### Work to be completed
Include the line containing "ph_14 = [11.7, 8.9, 6.4, 6.0]" and all lines before it, repeated exactly from the listing below, without pictures.

### Material provided

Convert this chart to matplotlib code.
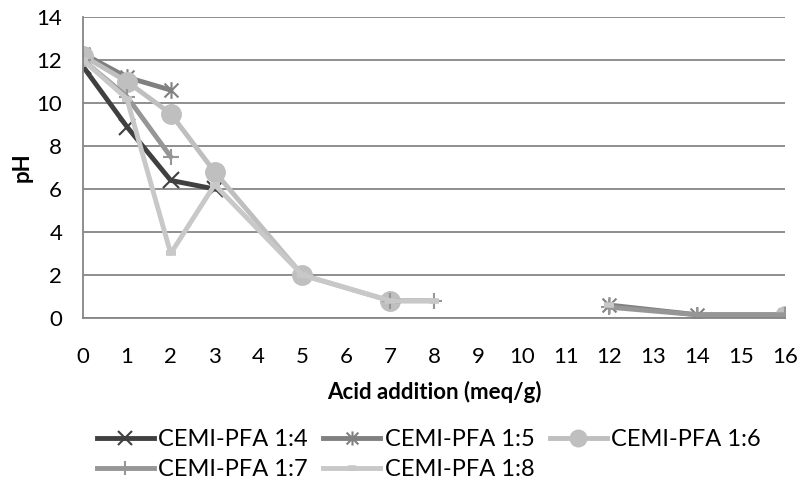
import numpy as np
import matplotlib
matplotlib.use('Agg')
import matplotlib.pyplot as plt
from matplotlib.path import Path

plt.rcParams['font.family'] = ['Lato', 'DejaVu Sans']

nan = np.nan
ticks = list(range(0, 17))

# acid addition (meq/g) and pH for each mix; nan breaks the line
x_14 = [0, 1, 2, 3]
ph_14 = [11.7, 8.9, 6.4, 6.0]

x_15 = [0, 1, 2, nan, 12, 14, 16]
ph_15 = [12.3, 11.2, 10.6, nan, 0.6, 0.15, 0.15]

x_16 = [0, 1, 2, 3, 5, 7, nan, 16]
ph_16 = [12.2, 11.0, 9.5, 6.8, 2.0, 0.8, nan, 0.1]

x_17 = [0, 1, 2, nan, 7, 8, nan, 12, 14, 16]
ph_17 = [12.0, 10.3, 7.5, nan, 0.8, 0.8, nan, 0.5, 0.15, 0.15]

x_18 = [0, 1, 2, 3, 5, 7, 8, nan, 12]
ph_18 = [12.0, 10.2, 3.0, 6.2, 2.0, 0.8, 0.8, nan, 0.6]

# star marker: an x with a vertical stroke through it
star = Path([(-1, -1), (1, 1), (-1, 1), (1, -1), (0, -1.2), (0, 1.2)],
            [Path.MOVETO, Path.LINETO] * 3)

fig = plt.figure(figsize=(8.01, 4.86), dpi=100)
ax = fig.add_axes([0.1036, 0.3457, 0.8764, 0.6193])

lw = 3.5
l14, = ax.plot(x_14, ph_14, color='#404040', lw=lw, marker='x', ms=12, mew=1.5,
               label='CEMI-PFA 1:4')
l15, = ax.plot(x_15, ph_15, color='#808080', lw=lw, marker=star, ms=12, mew=1.5,
               label='CEMI-PFA 1:5')
l16, = ax.plot(x_16, ph_16, color='#bfbfbf', lw=lw, marker='o', ms=14,
               label='CEMI-PFA 1:6')
l17, = ax.plot(x_17, ph_17, color='#969696', lw=lw, marker='+', ms=12, mew=1.5,
               label='CEMI-PFA 1:7')
l18, = ax.plot(x_18, ph_18, color='#c8c8c8', lw=lw, marker='_', ms=7, mew=4,
               label='CEMI-PFA 1:8')

ax.set_xlim(0, 16)
ax.set_ylim(0, 14)
ax.set_xticks(ticks)
ax.set_yticks(range(0, 15, 2))
ax.tick_params(length=0, labelsize=16, colors='black')
ax.tick_params(axis='x', pad=21)
ax.tick_params(axis='y', pad=15)
ax.grid(axis='y', color='#868686', lw=1.3)
ax.set_axisbelow(True)
for side in ['top', 'right']:
    ax.spines[side].set_visible(False)
for side in ['left', 'bottom']:
    ax.spines[side].set_color('#868686')
    ax.spines[side].set_linewidth(1.3)

ax.set_xlabel('Acid addition (meq/g)', fontsize=16, fontweight='bold', labelpad=10)
ax.set_ylabel('pH', fontsize=16, fontweight='bold', labelpad=3)

# legend fills column-wise, so order handles to read 1:4 1:5 1:6 / 1:7 1:8
handles = [l14, l17, l15, l18, l16]
fig.legend(handles=handles, labels=[h.get_label() for h in handles],
           loc='upper left', bbox_to_anchor=(97 / 801, 1 - 429 / 486), ncol=3,
           frameon=False, fontsize=17, handlelength=2.4, handletextpad=0.2,
           columnspacing=0.65, labelspacing=0.4, borderpad=0, borderaxespad=0,
           markerscale=0.85)

fig.savefig('out.png', dpi=100)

### Answer to this exercise
Convert this chart to matplotlib code.
import numpy as np
import matplotlib
matplotlib.use('Agg')
import matplotlib.pyplot as plt
from matplotlib.path import Path

plt.rcParams['font.family'] = ['Lato', 'DejaVu Sans']

nan = np.nan
ticks = list(range(0, 17))

# acid addition (meq/g) and pH for each mix; nan breaks the line
x_14 = [0, 1, 2, 3]
ph_14 = [11.7, 8.9, 6.4, 6.0]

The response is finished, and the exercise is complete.